CHALLENGE :: Set down the data below from its first line to the line holding "(C) at (326,1105)", inclusive; omit all pictures.

==========

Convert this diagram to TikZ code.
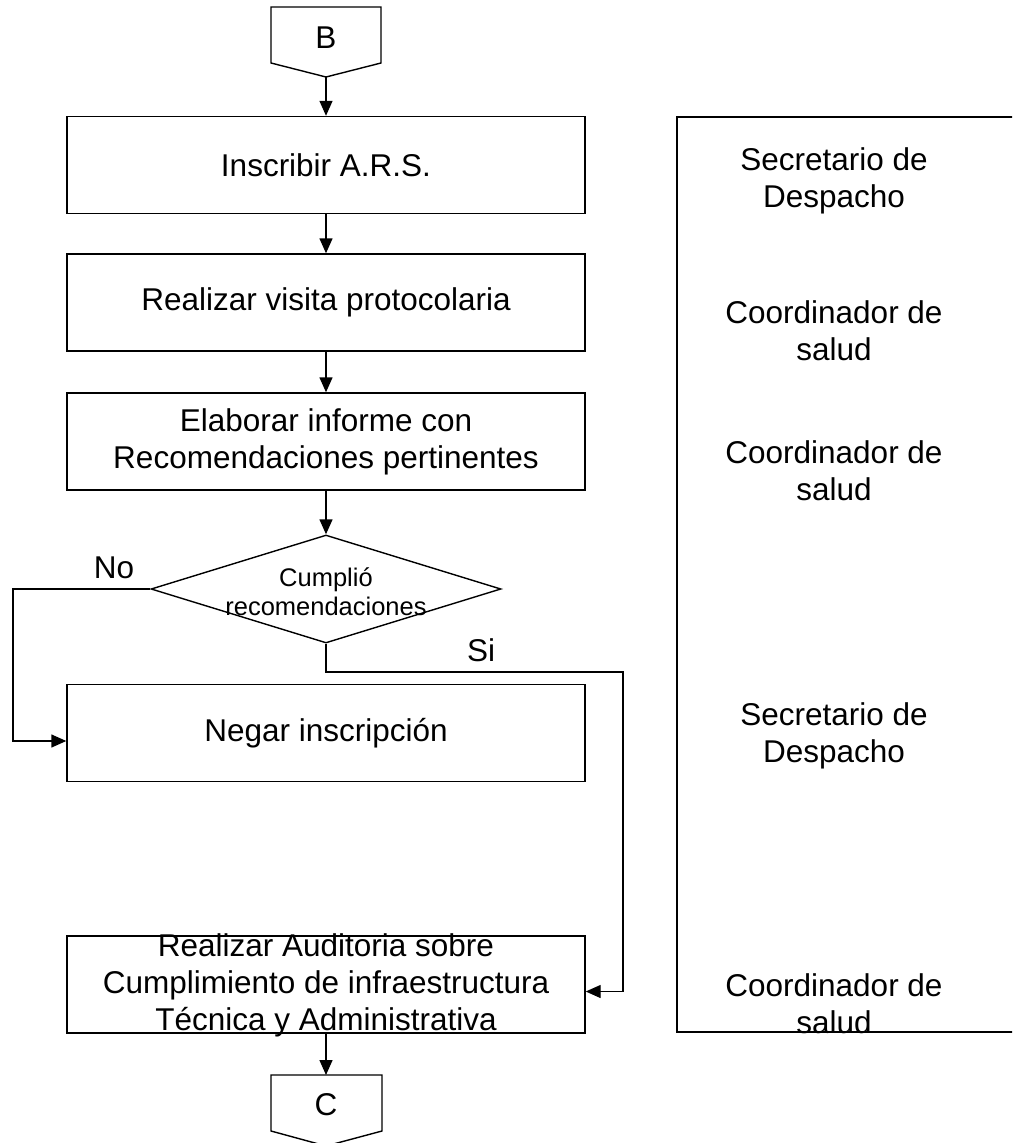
\documentclass[tikz,border=0pt]{standalone}
\usepackage{fontspec}
\setmainfont{Liberation Sans}
\usetikzlibrary{arrows.meta,shapes.geometric,calc}
\begin{document}
\begin{tikzpicture}[x=1pt,y=-1pt,
  line width=1.4pt,
  mainfont/.style={font=\fontsize{31.5}{37}\selectfont},
  smallfont/.style={font=\fontsize{25.5}{29}\selectfont},
  procbox/.style={draw, rectangle, minimum width=518pt, minimum height=97pt, inner sep=0pt},
  txt/.style={mainfont, align=center, inner sep=0pt},
  arr/.style={-{Triangle[length=15pt,width=13pt]}},
  decision/.style={draw, diamond, minimum width=350pt, minimum height=108pt, inner sep=0pt}
]
\clip (0,0) rectangle (1012,1143);
\fill[white] (0,0) rectangle (1012,1143);

% Off-page connector B
\draw (271,7) -- (381,7) -- (381,63) -- (326,77) -- (271,63) -- cycle;
\coordinate (Bp) at (326,77);
\node[txt] (B) at (326,38) {B};

% Process boxes
\node[procbox, txt] (b1) at (326,165) {Inscribir A.R.S.};
\node[procbox, txt] (b2) at (326,302.5) {Realizar visita protocolaria};
\node[procbox, txt] (b3) at (326,441.5) {Elaborar informe con\\Recomendaciones pertinentes};
\node[decision] (dia) at (326,589) {};
\node[smallfont, align=center, inner sep=0pt] (diat) at (326,592) {Cumplió\\recomendaciones};
\node[procbox, txt] (b4) at (326,733) {Negar inscripción};
\node[procbox] (b5) at (326,984.5) {};
\node[txt] (b5t) at (326,985) {Realizar Auditoria sobre\\Cumplimiento de infraestructura\\Técnica y Administrativa};

% Off-page connector C
\draw (271,1075) -- (382,1075) -- (382,1131) -- (326,1146) -- (271,1131) -- cycle;
\coordinate (Ctop) at (326,1075);
\node[txt] (C) at (326,1105) {C};

% Connectors
\draw[arr] (Bp) -- (b1.north);
\draw[arr] (b1.south) -- (b2.north);
\draw[arr] (b2.south) -- (b3.north);
\draw[arr] (b3.south) -- (dia.north);
\coordinate (noc) at (13,589);
\draw[arr] (dia.west) -- (noc) |- ($(b4.west)+(0,8)$);
\coordinate (sic) at (623,672);
\draw[arr] (dia.south) |- (sic) |- ($(b5.east)+(0,7)$);
\draw[arr] (b5.south) -- (Ctop);

\node[txt] (no) at (114,568) {No};
\node[txt] (si) at (481,650) {Si};

% Responsible column
\draw (1020,117) -- (677,117) -- (677,1032) -- (1020,1032);
\node[txt] (r1) at (834,181) {Secretario de\\Despacho};
\node[txt] (r2) at (834,331) {Coordinador de\\salud};
\node[txt] (r3) at (834,471) {Coordinador de\\salud};
\node[txt] (r4) at (834,736) {Secretario de\\Despacho};
\node[txt] (r5) at (834,1004) {Coordinador de\\salud};
\end{tikzpicture}
\end{document}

==========

RIGHT ANSWER ::
Convert this diagram to TikZ code.
\documentclass[tikz,border=0pt]{standalone}
\usepackage{fontspec}
\setmainfont{Liberation Sans}
\usetikzlibrary{arrows.meta,shapes.geometric,calc}
\begin{document}
\begin{tikzpicture}[x=1pt,y=-1pt,
  line width=1.4pt,
  mainfont/.style={font=\fontsize{31.5}{37}\selectfont},
  smallfont/.style={font=\fontsize{25.5}{29}\selectfont},
  procbox/.style={draw, rectangle, minimum width=518pt, minimum height=97pt, inner sep=0pt},
  txt/.style={mainfont, align=center, inner sep=0pt},
  arr/.style={-{Triangle[length=15pt,width=13pt]}},
  decision/.style={draw, diamond, minimum width=350pt, minimum height=108pt, inner sep=0pt}
]
\clip (0,0) rectangle (1012,1143);
\fill[white] (0,0) rectangle (1012,1143);

% Off-page connector B
\draw (271,7) -- (381,7) -- (381,63) -- (326,77) -- (271,63) -- cycle;
\coordinate (Bp) at (326,77);
\node[txt] (B) at (326,38) {B};

% Process boxes
\node[procbox, txt] (b1) at (326,165) {Inscribir A.R.S.};
\node[procbox, txt] (b2) at (326,302.5) {Realizar visita protocolaria};
\node[procbox, txt] (b3) at (326,441.5) {Elaborar informe con\\Recomendaciones pertinentes};
\node[decision] (dia) at (326,589) {};
\node[smallfont, align=center, inner sep=0pt] (diat) at (326,592) {Cumplió\\recomendaciones};
\node[procbox, txt] (b4) at (326,733) {Negar inscripción};
\node[procbox] (b5) at (326,984.5) {};
\node[txt] (b5t) at (326,985) {Realizar Auditoria sobre\\Cumplimiento de infraestructura\\Técnica y Administrativa};

% Off-page connector C
\draw (271,1075) -- (382,1075) -- (382,1131) -- (326,1146) -- (271,1131) -- cycle;
\coordinate (Ctop) at (326,1075);
\node[txt] (C) at (326,1105) {C};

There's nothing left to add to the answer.